There are lots of places where support may be forthcoming. The challenge is to find out what works for you and what you are comfortable with. Some suggestions are to seek support from:
- your doctor or counsellor
- friends or trusted neighbours
- a carer support or community group
- online carer services
- a church association
- other family members.
Some carers find support groups helpful. They enable you to share experiences, exchange information and point each other towards organisations that have been particularly helpful. Some support groups may offer stress management or exercise classes.
Support groups also encourage carers to care for themselves and help remind you it is not selfish to attend to your own needs. Many support groups are run by professionals, such as social workers, and can help you devise productive strategies for dealing with intra-family conflict or tensions that may arise around difficult caregiving decisions.
If you prefer to seek support from friends, family or neighbours, think in terms of concrete actions that can help.

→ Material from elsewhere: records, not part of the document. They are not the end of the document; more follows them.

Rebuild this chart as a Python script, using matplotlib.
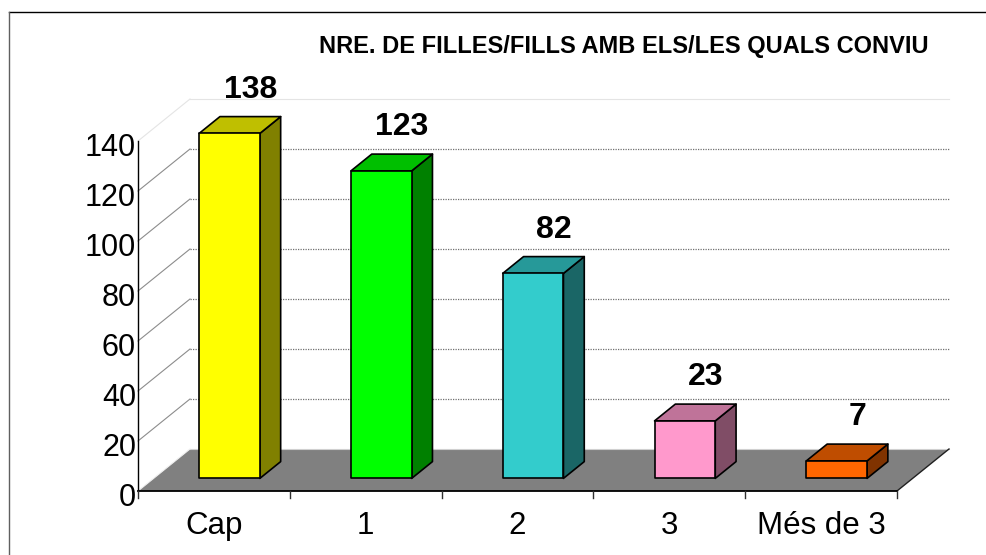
import matplotlib.pyplot as plt
from matplotlib.patches import Polygon
from matplotlib.lines import Line2D
from matplotlib.colors import to_rgb

categories = ['Cap', '1', '2', '3', 'Més de 3']
values = [138, 123, 82, 23, 7]
bar_colors = ['#FFFF00', '#00FF00', '#33CCCC', '#FF99CC', '#FF6600']
y_ticks = [0, 20, 40, 60, 80, 100, 120, 140]
title = 'NRE. DE FILLES/FILLS AMB ELS/LES QUALS CONVIU'

plt.rcParams['font.family'] = ['Liberation Sans', 'DejaVu Sans']

W, H = 987, 555
# layout in pixels: front-plane origin, one category, one value unit, wall depth
X0, Y0 = 138, 491
CAT_PX, VAL_PX = 151.8, 2.5
DX = 52 / CAT_PX
DY = 42 / VAL_PX


def proj(x, v, z):
    # oblique projection, z = 0 front plane, z = 1 back wall
    return (x + z * DX, v + z * DY)


def shade(c, f):
    r, g, b = to_rgb(c)
    return (r * f, g * f, b * f)


fig = plt.figure(figsize=(W / 100, H / 100), dpi=100)
ax = fig.add_axes([0, 0, 1, 1])
ax.set_xlim(-X0 / CAT_PX, (W - X0) / CAT_PX)
ax.set_ylim((Y0 - H) / VAL_PX, Y0 / VAL_PX)
ax.axis('off')

n = len(categories)
vmax = y_ticks[-1]

# floor
floor = [proj(0, 0, 0), proj(n, 0, 0), proj(n, 0, 1), proj(0, 0, 1)]
ax.add_patch(Polygon(floor, closed=True, facecolor='#808080', edgecolor='none', zorder=1))
ax.plot(*zip(proj(0, 0, 1), proj(n, 0, 1)), color='#d0d0d0', lw=0.8, zorder=1.5)
ax.plot(*zip(proj(0, 0, 0), proj(0, 0, 1)), color='#f0f0f0', lw=0.8, zorder=1.5)
ax.plot(*zip(proj(n, 0, 0), proj(n, 0, 1)), color='#202020', lw=1.0, zorder=1.5)
ax.plot(*zip(proj(0, 0, 0), proj(n, 0, 0)), color='black', lw=1.3, zorder=1.6)

# walls: gridlines on back wall, diagonals on left wall
for t in y_ticks[1:]:
    if t == vmax:
        col, ls, lw = '#e4e4e4', '-', 0.8
    else:
        col, ls, lw = '#707070', (0, (1, 1)), 0.9
    ax.plot(*zip(proj(0, t, 1), proj(n, t, 1)), color=col, ls=ls, lw=lw, zorder=0.5)
    ax.plot(*zip(proj(0, t, 0), proj(0, t, 1)),
            color='#e4e4e4' if t == vmax else '#8c8c8c', lw=0.8, zorder=0.5)

# value axis
ax.plot([0, 0], [0, vmax], color='black', lw=1.0, zorder=2)
for t in y_ticks:
    ax.text(-0.013, t - 6, str(t), ha='right', va='baseline', fontsize=22, zorder=3)

# category ticks and labels
for k in range(n + 1):
    ax.plot([k, k], [0, -2.6], color='#303030', lw=1.0, zorder=2)
for i, lab in enumerate(categories):
    ax.text(i + 0.5, -17.2, lab, ha='center', va='baseline', fontsize=22.5)

# 3D bars
bw, z0, z1 = 0.4, 0.3, 0.7
for i, (v, c) in enumerate(zip(values, bar_colors)):
    x0, x1 = i + 0.5 - bw / 2, i + 0.5 + bw / 2
    front = [proj(x0, 0, z0), proj(x1, 0, z0), proj(x1, v, z0), proj(x0, v, z0)]
    top = [proj(x0, v, z0), proj(x1, v, z0), proj(x1, v, z1), proj(x0, v, z1)]
    side = [proj(x1, 0, z0), proj(x1, 0, z1), proj(x1, v, z1), proj(x1, v, z0)]
    for pts, f in ((side, 0.5), (top, 0.75), (front, 1.0)):
        ax.add_patch(Polygon(pts, closed=True, facecolor=shade(c, f),
                             edgecolor='black', lw=1.2, joinstyle='round', zorder=4))
    ax.annotate(str(v), xy=proj(i + 0.5, v, z1), xytext=(0, 19.5),
                textcoords='offset points', ha='center', va='center',
                fontsize=23, fontweight='bold', zorder=5)

fig.text(624 / W, 1 - 53 / H, title, ha='center', va='baseline',
         fontsize=17, fontweight='bold')

# chart area border (only top and left visible)
fig.add_artist(Line2D([9 / W, 1], [1 - 12 / H, 1 - 12 / H], transform=fig.transFigure,
                      color='black', lw=1.0))
fig.add_artist(Line2D([9 / W, 9 / W], [0, 1 - 12 / H], transform=fig.transFigure,
                      color='#606060', lw=1.0))

fig.savefig('out.png', dpi=100)
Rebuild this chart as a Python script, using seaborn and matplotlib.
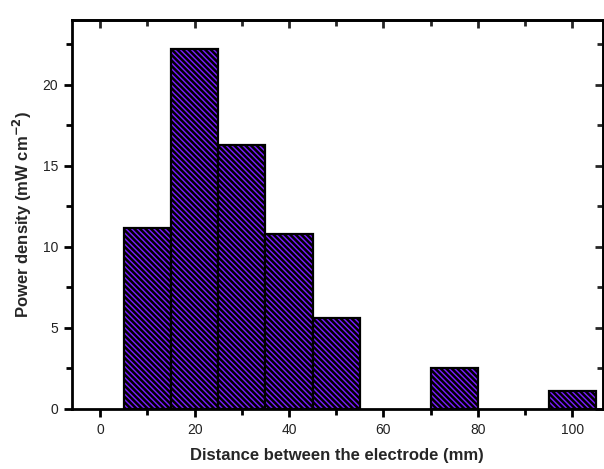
import matplotlib
matplotlib.use("Agg")
import matplotlib.pyplot as plt
import seaborn as sns
import numpy as np

# Bin centres (mm) and measured power density (mW cm^-2)
distance_mm = [10, 20, 30, 40, 50, 75, 100]
power_density = [11.2, 22.2, 16.3, 10.8, 5.6, 2.5, 1.1]

x_ticks = [0, 20, 40, 60, 80, 100]
y_ticks = [0, 5, 10, 15, 20]

sns.set_theme(style="white")
plt.rcParams["font.family"] = ["Liberation Sans", "DejaVu Sans"]
plt.rcParams["hatch.linewidth"] = 1.8
plt.rcParams["hatch.color"] = "black"

fig = plt.figure(figsize=(6.04, 4.69), dpi=100)
ax = fig.add_axes([0.119, 0.128, 0.879, 0.829])

sns.barplot(x=distance_mm, y=power_density, native_scale=True, width=1.0,
            color="#7a1cff", saturation=1, edgecolor="black", linewidth=1.6,
            hatch="\\" * 6, ax=ax)

ax.set_xlim(-6, 106.5)
ax.set_ylim(0, 24)
ax.set_xticks(x_ticks)
ax.set_xticks([10, 30, 50, 70, 90], minor=True)
ax.set_yticks(y_ticks)
ax.set_yticks([2.5, 7.5, 12.5, 17.5, 22.5], minor=True)
ax.set_xticklabels([str(t) for t in x_ticks], fontsize=10)
ax.set_yticklabels([str(t) for t in y_ticks], fontsize=10)

ax.tick_params(which="major", direction="out", length=6, width=2, color="black",
               left=True, bottom=True, pad=4, labelcolor="#222222")
ax.tick_params(which="minor", direction="out", length=4, width=2, color="black",
               left=True, bottom=True)

for side in ["left", "bottom", "top", "right"]:
    ax.spines[side].set_visible(True)
    ax.spines[side].set_color("black")
    ax.spines[side].set_linewidth(2)

# Inward ticks on the top and right frame edges
top = ax.secondary_xaxis("top")
top.set_xticks(x_ticks)
top.set_xticks([10, 30, 50, 70, 90], minor=True)
top.tick_params(which="major", direction="in", length=6, width=2, labeltop=False)
top.tick_params(which="minor", direction="in", length=4, width=2)
top.spines["top"].set_linewidth(2)

right = ax.secondary_yaxis("right")
right.set_yticks(y_ticks)
right.set_yticks([2.5, 7.5, 12.5, 17.5, 22.5], minor=True)
right.tick_params(which="major", direction="in", length=6, width=2, labelright=False)
right.tick_params(which="minor", direction="in", length=4, width=2)
right.spines["right"].set_linewidth(2)

ax.set_xlabel("Distance between the electrode (mm)", fontsize=12,
              fontweight="bold", labelpad=8)
ax.set_ylabel(r"Power density (mW cm$^{\mathbf{-2}}$)", fontsize=12,
              fontweight="bold", labelpad=6)

fig.savefig("out.png", dpi=100)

Could a friend pick up groceries for you? Could a neighbour do garden work for you or give you a lift to the doctor? Could a relative keep the care recipient company so you can take a break – go to a movie, the gym, take a walk or a drive, or do some shopping for yourself?

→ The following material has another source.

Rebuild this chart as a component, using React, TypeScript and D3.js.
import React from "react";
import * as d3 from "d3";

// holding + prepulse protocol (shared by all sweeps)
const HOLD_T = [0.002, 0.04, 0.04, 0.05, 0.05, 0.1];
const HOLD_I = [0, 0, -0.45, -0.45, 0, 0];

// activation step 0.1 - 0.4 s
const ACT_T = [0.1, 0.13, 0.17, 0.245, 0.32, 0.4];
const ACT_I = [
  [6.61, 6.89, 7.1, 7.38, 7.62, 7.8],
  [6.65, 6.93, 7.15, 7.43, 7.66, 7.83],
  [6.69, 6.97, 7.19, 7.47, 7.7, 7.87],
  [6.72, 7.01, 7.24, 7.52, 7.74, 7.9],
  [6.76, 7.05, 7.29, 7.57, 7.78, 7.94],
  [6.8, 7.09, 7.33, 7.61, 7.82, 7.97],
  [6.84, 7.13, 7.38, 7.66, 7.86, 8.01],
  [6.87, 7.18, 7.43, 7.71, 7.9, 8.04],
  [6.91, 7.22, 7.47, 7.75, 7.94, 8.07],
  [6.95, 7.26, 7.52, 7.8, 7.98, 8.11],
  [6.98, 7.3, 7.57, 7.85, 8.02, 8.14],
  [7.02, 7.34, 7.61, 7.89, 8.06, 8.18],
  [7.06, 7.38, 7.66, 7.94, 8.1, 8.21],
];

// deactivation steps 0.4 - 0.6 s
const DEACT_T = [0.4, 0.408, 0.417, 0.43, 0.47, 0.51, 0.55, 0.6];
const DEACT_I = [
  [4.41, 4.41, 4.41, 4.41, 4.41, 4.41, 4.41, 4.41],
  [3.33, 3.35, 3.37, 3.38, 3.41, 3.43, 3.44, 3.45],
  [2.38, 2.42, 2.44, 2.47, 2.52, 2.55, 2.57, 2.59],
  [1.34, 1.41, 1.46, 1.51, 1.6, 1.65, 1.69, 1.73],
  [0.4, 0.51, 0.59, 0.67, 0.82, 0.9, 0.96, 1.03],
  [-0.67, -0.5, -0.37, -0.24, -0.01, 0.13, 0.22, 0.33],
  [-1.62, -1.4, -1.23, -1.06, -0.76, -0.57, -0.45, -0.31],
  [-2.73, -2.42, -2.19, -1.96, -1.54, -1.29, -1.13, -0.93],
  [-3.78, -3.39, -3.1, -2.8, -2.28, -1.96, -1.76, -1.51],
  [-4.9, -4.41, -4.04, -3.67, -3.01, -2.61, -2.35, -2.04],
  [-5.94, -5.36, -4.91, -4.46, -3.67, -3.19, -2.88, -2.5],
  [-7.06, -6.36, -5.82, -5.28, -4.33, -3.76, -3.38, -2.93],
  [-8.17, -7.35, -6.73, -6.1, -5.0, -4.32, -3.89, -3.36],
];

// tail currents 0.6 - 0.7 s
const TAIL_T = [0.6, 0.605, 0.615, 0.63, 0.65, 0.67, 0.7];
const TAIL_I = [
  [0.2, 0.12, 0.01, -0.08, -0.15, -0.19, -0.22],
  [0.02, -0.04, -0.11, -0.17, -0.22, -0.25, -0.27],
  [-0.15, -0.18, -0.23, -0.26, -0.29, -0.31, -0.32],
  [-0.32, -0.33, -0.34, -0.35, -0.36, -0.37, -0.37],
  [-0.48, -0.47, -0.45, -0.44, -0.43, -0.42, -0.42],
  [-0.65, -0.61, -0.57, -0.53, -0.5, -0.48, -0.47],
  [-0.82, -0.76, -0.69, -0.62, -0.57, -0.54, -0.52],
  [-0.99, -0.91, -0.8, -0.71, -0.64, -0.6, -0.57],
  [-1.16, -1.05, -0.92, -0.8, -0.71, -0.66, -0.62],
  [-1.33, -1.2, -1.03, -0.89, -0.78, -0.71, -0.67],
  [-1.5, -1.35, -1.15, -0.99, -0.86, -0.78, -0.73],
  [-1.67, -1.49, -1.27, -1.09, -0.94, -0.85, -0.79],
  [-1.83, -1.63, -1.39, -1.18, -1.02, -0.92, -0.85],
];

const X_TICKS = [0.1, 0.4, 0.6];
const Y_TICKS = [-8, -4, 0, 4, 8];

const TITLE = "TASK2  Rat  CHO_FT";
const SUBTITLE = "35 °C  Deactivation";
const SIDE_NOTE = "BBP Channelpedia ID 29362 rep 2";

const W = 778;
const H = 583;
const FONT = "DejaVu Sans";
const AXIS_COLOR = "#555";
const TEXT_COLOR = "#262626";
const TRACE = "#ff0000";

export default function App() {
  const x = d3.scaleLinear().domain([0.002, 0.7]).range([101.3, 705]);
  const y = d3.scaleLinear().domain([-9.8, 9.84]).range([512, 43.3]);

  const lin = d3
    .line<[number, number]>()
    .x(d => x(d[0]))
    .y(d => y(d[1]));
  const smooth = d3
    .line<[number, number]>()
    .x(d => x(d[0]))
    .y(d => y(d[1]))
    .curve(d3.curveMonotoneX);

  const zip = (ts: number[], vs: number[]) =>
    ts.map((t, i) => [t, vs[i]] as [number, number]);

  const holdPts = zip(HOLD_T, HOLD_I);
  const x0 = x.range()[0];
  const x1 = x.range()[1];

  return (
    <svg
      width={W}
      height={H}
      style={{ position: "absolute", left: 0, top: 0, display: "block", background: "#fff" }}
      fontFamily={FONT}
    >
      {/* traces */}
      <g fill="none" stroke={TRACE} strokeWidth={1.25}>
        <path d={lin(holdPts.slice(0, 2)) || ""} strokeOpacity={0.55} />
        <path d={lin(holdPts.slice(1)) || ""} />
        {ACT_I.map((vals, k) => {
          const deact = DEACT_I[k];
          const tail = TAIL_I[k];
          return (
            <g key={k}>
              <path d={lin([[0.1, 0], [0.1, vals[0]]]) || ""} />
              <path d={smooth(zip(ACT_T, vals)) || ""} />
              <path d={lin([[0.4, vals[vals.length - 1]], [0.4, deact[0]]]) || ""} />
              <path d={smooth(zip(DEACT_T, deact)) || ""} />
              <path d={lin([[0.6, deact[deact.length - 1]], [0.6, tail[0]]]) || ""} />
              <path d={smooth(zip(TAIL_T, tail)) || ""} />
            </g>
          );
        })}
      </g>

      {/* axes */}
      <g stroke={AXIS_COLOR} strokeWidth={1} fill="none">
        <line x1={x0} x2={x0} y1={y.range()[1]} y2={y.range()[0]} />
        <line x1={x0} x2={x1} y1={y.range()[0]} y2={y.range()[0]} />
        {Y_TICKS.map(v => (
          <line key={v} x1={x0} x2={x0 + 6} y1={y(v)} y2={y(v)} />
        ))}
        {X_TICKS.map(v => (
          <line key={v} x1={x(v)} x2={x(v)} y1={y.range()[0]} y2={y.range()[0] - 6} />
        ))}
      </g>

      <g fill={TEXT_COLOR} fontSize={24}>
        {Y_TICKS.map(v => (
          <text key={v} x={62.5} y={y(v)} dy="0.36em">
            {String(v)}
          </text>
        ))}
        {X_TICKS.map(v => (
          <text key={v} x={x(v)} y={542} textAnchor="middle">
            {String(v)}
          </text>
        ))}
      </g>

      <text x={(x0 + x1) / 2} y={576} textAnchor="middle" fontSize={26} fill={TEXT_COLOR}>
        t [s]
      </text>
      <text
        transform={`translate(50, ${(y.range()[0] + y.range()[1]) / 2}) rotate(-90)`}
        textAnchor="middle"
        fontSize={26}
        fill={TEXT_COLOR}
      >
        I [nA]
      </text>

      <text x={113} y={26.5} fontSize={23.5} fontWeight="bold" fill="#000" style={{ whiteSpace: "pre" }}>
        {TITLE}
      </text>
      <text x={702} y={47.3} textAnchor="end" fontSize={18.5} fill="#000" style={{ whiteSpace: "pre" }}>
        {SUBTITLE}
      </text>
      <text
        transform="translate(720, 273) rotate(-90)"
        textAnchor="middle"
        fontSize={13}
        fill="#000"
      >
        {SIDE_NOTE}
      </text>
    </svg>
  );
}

Perhaps you could set up a regular visit from a friend (yours or the care recipient’s) so that you don't feel so isolated or overloaded. You may not be able to reciprocate, but don’t worry. The people who care about you want to help and you may be able to return the help at a later time.
As a carer, you may feel you are the only one dealing with a person who is challenging. If you are caring for an older person with dementia, for example, they might at times be aggressive, demanding, difficult or belligerent. You may feel sad your elder is in need when once they were so capable and independent. The relationship dynamics may have changed completely.
You may also be dealing with siblings or other family members who criticise you or do not share in the work of caring, even if it is for a parent.
There are many organisations to help you find a support group suited to your needs. Some are organised around a particular city or region, while others are focused on the kind of illness or condition a person may have.
Support groups can be in person or they can be online. There are also some health care providers that provide carer support groups. Call your doctor or health insurance provider to get referrals to groups that might be covered under your health plan.
One of the best ways to find support groups and resources in your area is through the Carers NSW Australia website: https://www.carersnsw.org.au/ They also operate a Carers Line on: 1800 242 636 from Monday to Friday, 9am to 5pm.
The Carers Line is staffed by experienced carer support officers who offer emotional support and referrals, and distribute carer specific resources and information to carers, service providers and community members. They understand the issues carers face and the supports carers can access in their local community.